On a DGX Spark (Grace + Blackwell, ARM64/SBSA) running Ubuntu 24.04, getting a working CUDA toolkit (with nvcc) turned into a trap maze. The GPUs were visible and healthy (nvidia-smi showed Driver 580.95.05 and CUDA 13.0 runtime), but the toolkit itself wasn’t present—no /usr/local/cuda-*, no compiler, nothing to build against. Multiple “official” paths either failed outright or produced an unusable toolchain:

  • The Ubuntu 24.04 ARM64 CUDA repo was reachable, but the usual meta-packages (cuda-toolkit, cuda-toolkit-13-0, cuda-13-0) simply weren’t published at that time, so apt couldn’t install anything meaningful.

  • The NVIDIA download UI often surfaced cross-SBSA (cross-compile) or RHEL RPM flows when selecting ARM64, which are not suitable for native Ubuntu installs; the deb (local) variant for Ubuntu 24.04 ARM64 returned 404.

  • Installing CUDA 12.2 “worked” in the sense that files landed under /usr/local, but compilation failed on Ubuntu 24.04 because GCC 13 / newer glibc headers expose types (e.g., SVE intrinsics) that CUDA 12.2’s toolchain can’t parse—even when forcing g++-12 or using -allow-unsupported-compiler.

  • The CUDA 13.x runfile includes a driver by default; if you miss unchecking it, the installer attempts a driver install and aborts, despite the system already having a newer, compatible driver via DGX/NVIDIA repos.

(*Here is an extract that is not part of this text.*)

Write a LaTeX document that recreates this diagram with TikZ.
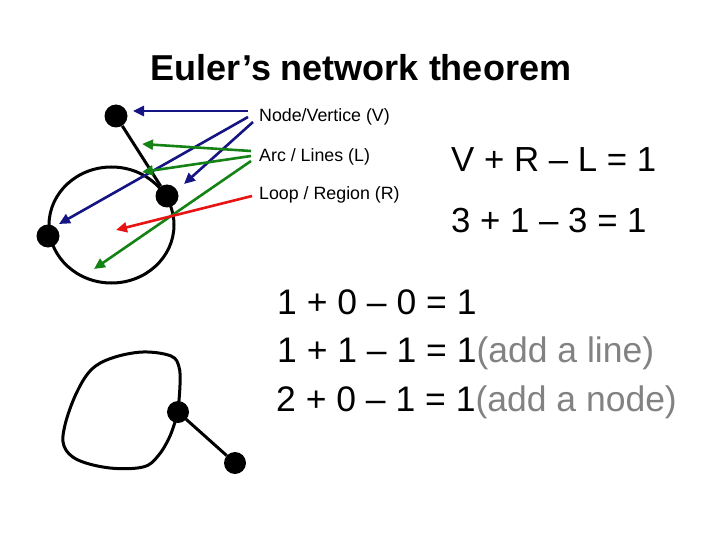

What this looked like in practice
You could see the GPU and a “CUDA Version: 13.0” in nvidia-smi, which implied CUDA was “there,” but that value reflects the driver’s runtime capability, not the presence of the toolkit. Without nvcc and the headers/libraries, any local CUDA build failed immediately. Attempts to “do it the right way” via Ubuntu packages or older toolkits led to dead ends (missing apt packages, 404 installers, or compiler/runtime mismatches). The reliable, architecture-correct path turned out to be the universal ARM64 SBSA runfile for CUDA 13.0, installed toolkit-only (leaving Driver 580 in place) under /usr/local/cuda-13.0, followed by a clean environment setup. Once installed this way, deviceQuery, vectorAdd, and custom kernels built and ran as expected.

System

  • Platform: NVIDIA DGX Spark (Grace + Blackwell), ARM64/SBSA (aarch64)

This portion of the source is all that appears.